=== WHAT TO WORK ON ===
Type out all the records word for word. Any pictures are to be left out.

=== Charts and diagrams as code ===
══════
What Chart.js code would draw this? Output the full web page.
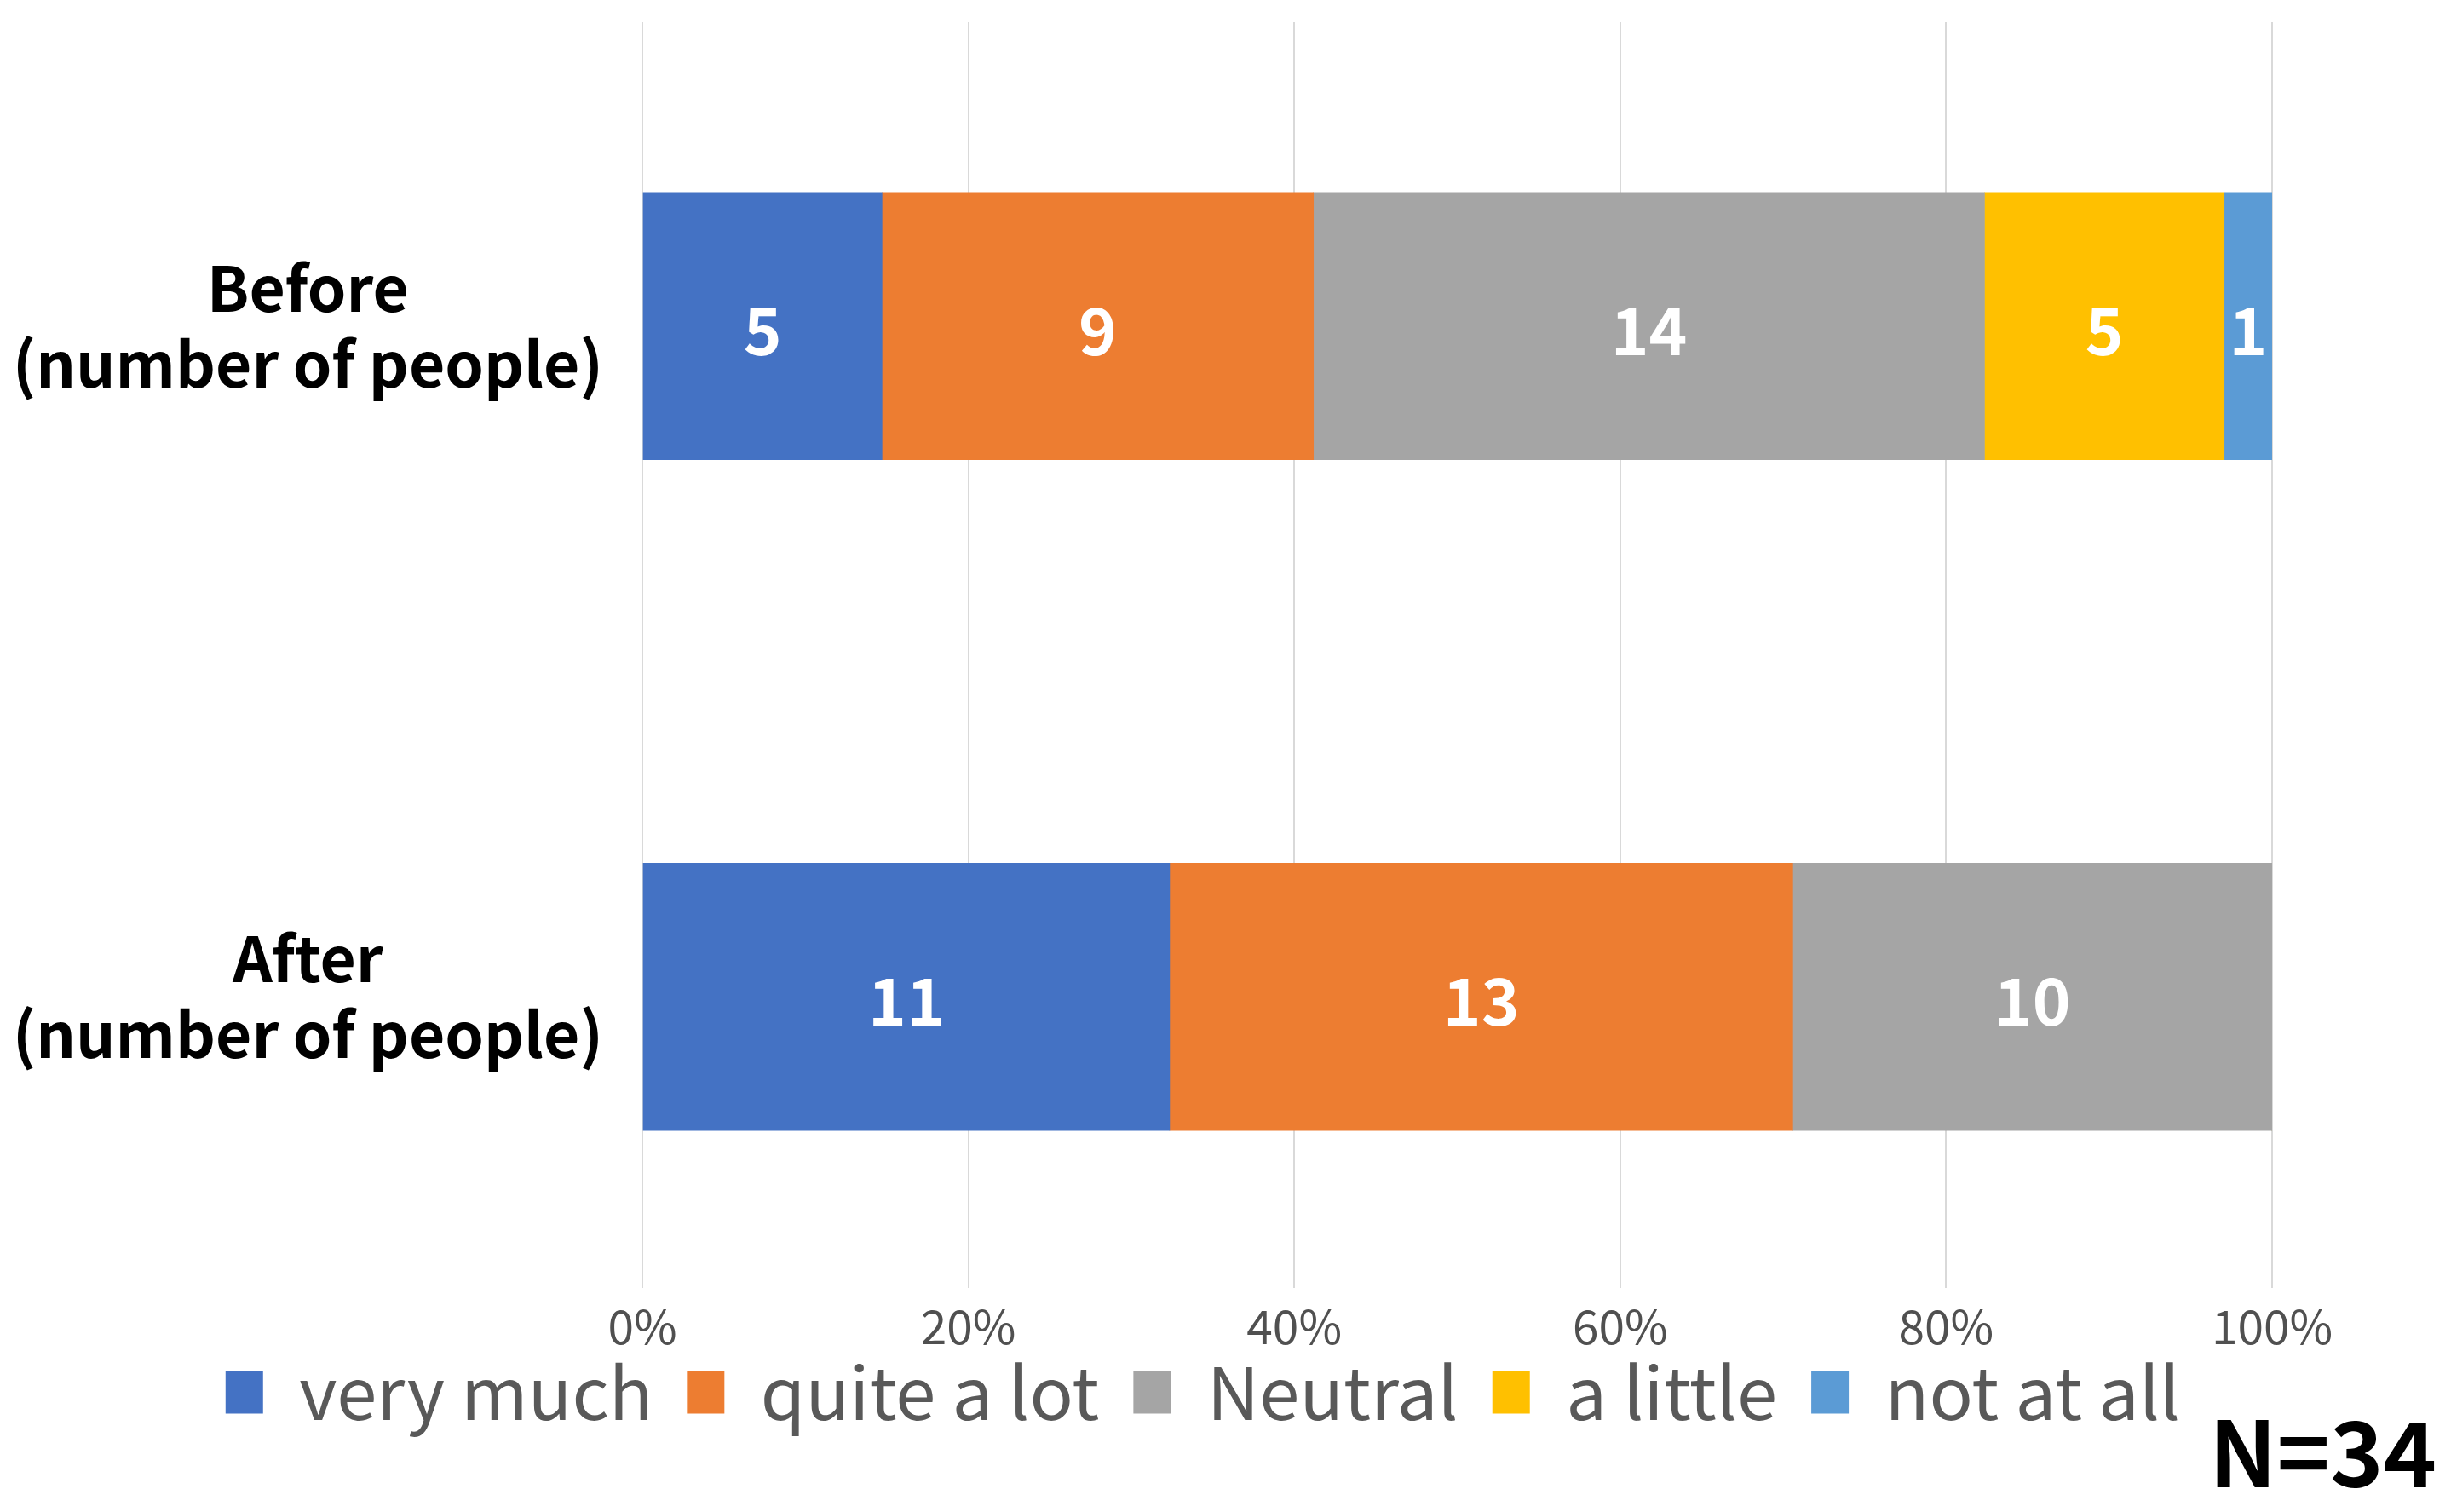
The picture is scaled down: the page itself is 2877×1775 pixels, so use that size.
<!DOCTYPE html>
<html>
<head>
<meta charset="utf-8">
<script src="https://cdn.jsdelivr.net/npm/chart.js@4"></script>
<style>
  html, body { margin: 0; padding: 0; background: #fff; }
  #wrap { width: 2877px; height: 1775px; }
</style>
</head>
<body>
<div id="wrap"><canvas id="bar-chart" width="2877" height="1775"></canvas></div>
<script>
// before / after survey, stacked 100% bars
var categories = [['Before', '(number of people)'], ['After', '(number of people)']];
var seriesNames = ['very much', 'quite a lot', 'Neutral', 'a little', 'not at all'];
var veryMuch = [5, 11];
var quiteALot = [9, 13];
var neutral = [14, 10];
var aLittle = [5, 0];
var notAtAll = [1, 0];
var seriesColors = ['#4472C4', '#ED7D31', '#A5A5A5', '#FFC000', '#5B9BD5'];
var xTickValues = [0, 20, 40, 60, 80, 100];
var sampleSize = 'N=34';

var allSeries = [veryMuch, quiteALot, neutral, aLittle, notAtAll];
var totals = categories.map(function (c, i) {
    return allSeries.reduce(function (s, arr) { return s + arr[i]; }, 0);
});

var FONT = "'Noto Sans CJK JP', 'Noto Sans', sans-serif";

var datasets = allSeries.map(function (arr, k) {
    return {
        label: seriesNames[k],
        counts: arr,
        data: arr.map(function (v, i) { return { x: v / totals[i] * 100, y: i }; }),
        backgroundColor: seriesColors[k],
        borderWidth: 0,
        barThickness: 314
    };
});

// count labels in the middle of each segment
var countLabels = {
    id: 'countLabels',
    afterDatasetsDraw: function (chart) {
        var ctx = chart.ctx;
        ctx.save();
        ctx.fillStyle = '#ffffff';
        ctx.font = 'bold 76px ' + FONT;
        ctx.textAlign = 'center';
        ctx.textBaseline = 'middle';
        chart.data.datasets.forEach(function (ds, k) {
            var meta = chart.getDatasetMeta(k);
            meta.data.forEach(function (bar, i) {
                if (!ds.counts[i]) return;
                ctx.fillText(String(ds.counts[i]), (bar.x + bar.base) / 2, bar.y + 5);
            });
        });
        ctx.restore();
    }
};

// sample size note, bottom right
var sampleNote = {
    id: 'sampleNote',
    afterDraw: function (chart) {
        var ctx = chart.ctx;
        ctx.save();
        ctx.fillStyle = '#000000';
        ctx.font = 'bold 106px ' + FONT;
        ctx.textAlign = 'right';
        ctx.textBaseline = 'middle';
        ctx.fillText(sampleSize, 2860, 1706);
        ctx.restore();
    }
};

var ctx = document.getElementById('bar-chart').getContext('2d');
var myChart = new Chart(ctx, {
    type: 'bar',
    data: { datasets: datasets },
    plugins: [countLabels, sampleNote],
    options: {
        indexAxis: 'y',
        responsive: false,
        animation: false,
        layout: { padding: { top: 26, right: 53, bottom: 88, left: 0 } },
        plugins: {
            tooltip: { enabled: false },
            legend: {
                position: 'bottom',
                labels: {
                    boxWidth: 44,
                    boxHeight: 50,
                    padding: 40,
                    color: '#595959',
                    font: { family: FONT, size: 85 }
                }
            }
        },
        scales: {
            x: {
                stacked: true,
                min: 0,
                max: 100,
                afterBuildTicks: function (scale) {
                    scale.ticks = xTickValues.map(function (v) { return { value: v }; });
                },
                // labels hang below the plot, the legend sits close under them
                afterFit: function (scale) { scale.height = 40; },
                ticks: {
                    mirror: true,
                    padding: -78,
                    color: '#505050',
                    font: { family: FONT, size: 55 },
                    callback: function (v) { return v + '%'; }
                },
                grid: { color: '#D9D9D9', lineWidth: 2, drawTicks: false },
                border: { display: false }
            },
            y: {
                type: 'linear',
                stacked: true,
                reverse: true,
                offset: false,
                min: -0.453,
                max: 1.434,
                afterBuildTicks: function (scale) {
                    scale.ticks = categories.map(function (c, i) { return { value: i }; });
                },
                afterFit: function (scale) {
                    scale.width = 754;
                    scale.paddingTop = 0;
                    scale.paddingBottom = 0;
                },
                ticks: {
                    crossAlign: 'center',
                    padding: 38,
                    color: '#000000',
                    font: { family: FONT, size: 73, weight: 'bold', lineHeight: 1.22 },
                    callback: function (v) { return categories[v]; }
                },
                grid: { display: false },
                border: { display: false }
            },
            // empty spacer on the right so the legend sits where the original has it
            spacer: {
                type: 'linear',
                position: 'right',
                afterFit: function (scale) { scale.width = 157; },
                ticks: { display: false },
                grid: { display: false },
                border: { display: false }
            }
        }
    }
});
</script>
</body>
</html>
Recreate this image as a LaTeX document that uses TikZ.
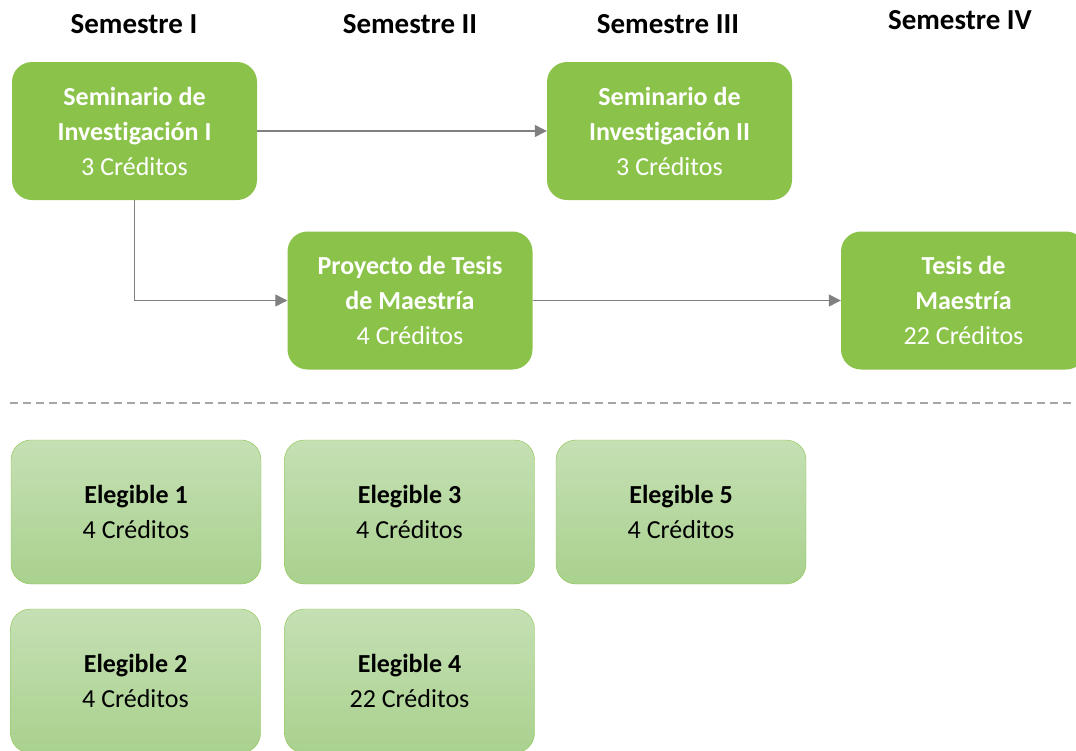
\documentclass[tikz,border=0pt]{standalone}
\usepackage{fontspec}
\setmainfont{Carlito}[Ligatures=NoCommon]
\usetikzlibrary{arrows.meta}
\definecolor{verde}{HTML}{8BC34A}
\definecolor{verdeclaro}{HTML}{C5E0B4}
\definecolor{verdemedio}{HTML}{A9D18E}
\definecolor{gris}{HTML}{808080}
\begin{document}
\begin{tikzpicture}[x=1pt,y=-1pt,
    curso/.style={rectangle,rounded corners=20pt,fill=verde,text=white,align=center,
        minimum width=245pt,minimum height=138pt,font=\fontsize{26}{35}\selectfont},
    elegible/.style={rectangle,rounded corners=20pt,draw=verde,top color=verdeclaro,
        bottom color=verdemedio,align=center,minimum width=250pt,minimum height=144pt,
        font=\fontsize{26}{35}\selectfont},
    flecha/.style={gris,line width=1.2pt,-{Triangle[length=12pt,width=12pt]}}]
        \useasboundingbox (0,0) rectangle (1076,750);
        % encabezados
        \node (s1) at (134,24) {\fontsize{29}{32}\selectfont\bfseries Semestre I};
        \node (s2) at (410,24) {\fontsize{29}{32}\selectfont\bfseries Semestre II};
        \node (s3) at (668,24) {\fontsize{29}{32}\selectfont\bfseries Semestre III};
        \node (s4) at (960,20) {\fontsize{29}{32}\selectfont\bfseries Semestre IV};
        % cursos obligatorios
        \node[curso] (sem1) at (134.5,131) {\textbf{Seminario de}\\\textbf{Investigación I}\\3 Créditos};
        \node[curso] (sem2) at (669.5,131) {\textbf{Seminario de}\\\textbf{Investigación II}\\3 Créditos};
        \node[curso] (proy) at (410,300.5) {\textbf{Proyecto de Tesis}\\\textbf{de Maestría}\\4 Créditos};
        \node[curso] (tesis) at (963.5,300.5) {\textbf{Tesis de}\\\textbf{Maestría}\\22 Créditos};
        \draw[flecha] (sem1) -- (sem2);
        \draw[flecha] (sem1.south) |- (proy.west);
        \draw[flecha] (proy) -- (tesis);
        \draw[gris!70,line width=1.2pt,dash pattern=on 8pt off 5pt] (10,403) -- (1076,403);
        % elegibles
        \foreach \n/\x/\y/\c in {1/136/512/4,3/409.5/512/4,5/681/512/4,2/135.5/681/4,4/409.5/681/22}
        {
            \node[elegible] (e\n) at (\x,\y) {\textbf{Elegible \n}\\\c{} Créditos};
        }
\end{tikzpicture}
\end{document}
══════
=== EXERCISE RESPONSE ===
What Chart.js code would draw this? Output the full web page.
The picture is scaled down: the page itself is 2877×1775 pixels, so use that size.
<!DOCTYPE html>
<html>
<head>
<meta charset="utf-8">
<script src="https://cdn.jsdelivr.net/npm/chart.js@4"></script>
<style>
  html, body { margin: 0; padding: 0; background: #fff; }
  #wrap { width: 2877px; height: 1775px; }
</style>
</head>
<body>
<div id="wrap"><canvas id="bar-chart" width="2877" height="1775"></canvas></div>
<script>
// before / after survey, stacked 100% bars
var categories = [['Before', '(number of people)'], ['After', '(number of people)']];
var seriesNames = ['very much', 'quite a lot', 'Neutral', 'a little', 'not at all'];
var veryMuch = [5, 11];
var quiteALot = [9, 13];
var neutral = [14, 10];
var aLittle = [5, 0];
var notAtAll = [1, 0];
var seriesColors = ['#4472C4', '#ED7D31', '#A5A5A5', '#FFC000', '#5B9BD5'];
var xTickValues = [0, 20, 40, 60, 80, 100];
var sampleSize = 'N=34';

var allSeries = [veryMuch, quiteALot, neutral, aLittle, notAtAll];
var totals = categories.map(function (c, i) {
    return allSeries.reduce(function (s, arr) { return s + arr[i]; }, 0);
});

var FONT = "'Noto Sans CJK JP', 'Noto Sans', sans-serif";

var datasets = allSeries.map(function (arr, k) {
    return {
        label: seriesNames[k],
        counts: arr,
        data: arr.map(function (v, i) { return { x: v / totals[i] * 100, y: i }; }),
        backgroundColor: seriesColors[k],
        borderWidth: 0,
        barThickness: 314
    };
});

// count labels in the middle of each segment
var countLabels = {
    id: 'countLabels',
    afterDatasetsDraw: function (chart) {
        var ctx = chart.ctx;
        ctx.save();
        ctx.fillStyle = '#ffffff';
        ctx.font = 'bold 76px ' + FONT;
        ctx.textAlign = 'center';
        ctx.textBaseline = 'middle';
        chart.data.datasets.forEach(function (ds, k) {
            var meta = chart.getDatasetMeta(k);
            meta.data.forEach(function (bar, i) {
                if (!ds.counts[i]) return;
                ctx.fillText(String(ds.counts[i]), (bar.x + bar.base) / 2, bar.y + 5);
            });
        });
        ctx.restore();
    }
};

// sample size note, bottom right
var sampleNote = {
    id: 'sampleNote',
    afterDraw: function (chart) {
        var ctx = chart.ctx;
        ctx.save();
        ctx.fillStyle = '#000000';
        ctx.font = 'bold 106px ' + FONT;
        ctx.textAlign = 'right';
        ctx.textBaseline = 'middle';
        ctx.fillText(sampleSize, 2860, 1706);
        ctx.restore();
    }
};

var ctx = document.getElementById('bar-chart').getContext('2d');
var myChart = new Chart(ctx, {
    type: 'bar',
    data: { datasets: datasets },
    plugins: [countLabels, sampleNote],
    options: {
        indexAxis: 'y',
        responsive: false,
        animation: false,
        layout: { padding: { top: 26, right: 53, bottom: 88, left: 0 } },
        plugins: {
            tooltip: { enabled: false },
            legend: {
                position: 'bottom',
                labels: {
                    boxWidth: 44,
                    boxHeight: 50,
                    padding: 40,
                    color: '#595959',
                    font: { family: FONT, size: 85 }
                }
            }
        },
        scales: {
            x: {
                stacked: true,
                min: 0,
                max: 100,
                afterBuildTicks: function (scale) {
                    scale.ticks = xTickValues.map(function (v) { return { value: v }; });
                },
                // labels hang below the plot, the legend sits close under them
                afterFit: function (scale) { scale.height = 40; },
                ticks: {
                    mirror: true,
                    padding: -78,
                    color: '#505050',
                    font: { family: FONT, size: 55 },
                    callback: function (v) { return v + '%'; }
                },
                grid: { color: '#D9D9D9', lineWidth: 2, drawTicks: false },
                border: { display: false }
            },
            y: {
                type: 'linear',
                stacked: true,
                reverse: true,
                offset: false,
                min: -0.453,
                max: 1.434,
                afterBuildTicks: function (scale) {
                    scale.ticks = categories.map(function (c, i) { return { value: i }; });
                },
                afterFit: function (scale) {
                    scale.width = 754;
                    scale.paddingTop = 0;
                    scale.paddingBottom = 0;
                },
                ticks: {
                    crossAlign: 'center',
                    padding: 38,
                    color: '#000000',
                    font: { family: FONT, size: 73, weight: 'bold', lineHeight: 1.22 },
                    callback: function (v) { return categories[v]; }
                },
                grid: { display: false },
                border: { display: false }
            },
            // empty spacer on the right so the legend sits where the original has it
            spacer: {
                type: 'linear',
                position: 'right',
                afterFit: function (scale) { scale.width = 157; },
                ticks: { display: false },
                grid: { display: false },
                border: { display: false }
            }
        }
    }
});
</script>
</body>
</html>
Recreate this image as a LaTeX document that uses TikZ.
\documentclass[tikz,border=0pt]{standalone}
\usepackage{fontspec}
\setmainfont{Carlito}[Ligatures=NoCommon]
\usetikzlibrary{arrows.meta}
\definecolor{verde}{HTML}{8BC34A}
\definecolor{verdeclaro}{HTML}{C5E0B4}
\definecolor{verdemedio}{HTML}{A9D18E}
\definecolor{gris}{HTML}{808080}
\begin{document}
\begin{tikzpicture}[x=1pt,y=-1pt,
    curso/.style={rectangle,rounded corners=20pt,fill=verde,text=white,align=center,
        minimum width=245pt,minimum height=138pt,font=\fontsize{26}{35}\selectfont},
    elegible/.style={rectangle,rounded corners=20pt,draw=verde,top color=verdeclaro,
        bottom color=verdemedio,align=center,minimum width=250pt,minimum height=144pt,
        font=\fontsize{26}{35}\selectfont},
    flecha/.style={gris,line width=1.2pt,-{Triangle[length=12pt,width=12pt]}}]
        \useasboundingbox (0,0) rectangle (1076,750);
        % encabezados
        \node (s1) at (134,24) {\fontsize{29}{32}\selectfont\bfseries Semestre I};
        \node (s2) at (410,24) {\fontsize{29}{32}\selectfont\bfseries Semestre II};
        \node (s3) at (668,24) {\fontsize{29}{32}\selectfont\bfseries Semestre III};
        \node (s4) at (960,20) {\fontsize{29}{32}\selectfont\bfseries Semestre IV};
        % cursos obligatorios
        \node[curso] (sem1) at (134.5,131) {\textbf{Seminario de}\\\textbf{Investigación I}\\3 Créditos};
        \node[curso] (sem2) at (669.5,131) {\textbf{Seminario de}\\\textbf{Investigación II}\\3 Créditos};
        \node[curso] (proy) at (410,300.5) {\textbf{Proyecto de Tesis}\\\textbf{de Maestría}\\4 Créditos};
        \node[curso] (tesis) at (963.5,300.5) {\textbf{Tesis de}\\\textbf{Maestría}\\22 Créditos};
        \draw[flecha] (sem1) -- (sem2);
        \draw[flecha] (sem1.south) |- (proy.west);
        \draw[flecha] (proy) -- (tesis);
        \draw[gris!70,line width=1.2pt,dash pattern=on 8pt off 5pt] (10,403) -- (1076,403);
        % elegibles
        \foreach \n/\x/\y/\c in {1/136/512/4,3/409.5/512/4,5/681/512/4,2/135.5/681/4,4/409.5/681/22}
        {
            \node[elegible] (e\n) at (\x,\y) {\textbf{Elegible \n}\\\c{} Créditos};
        }
\end{tikzpicture}
\end{document}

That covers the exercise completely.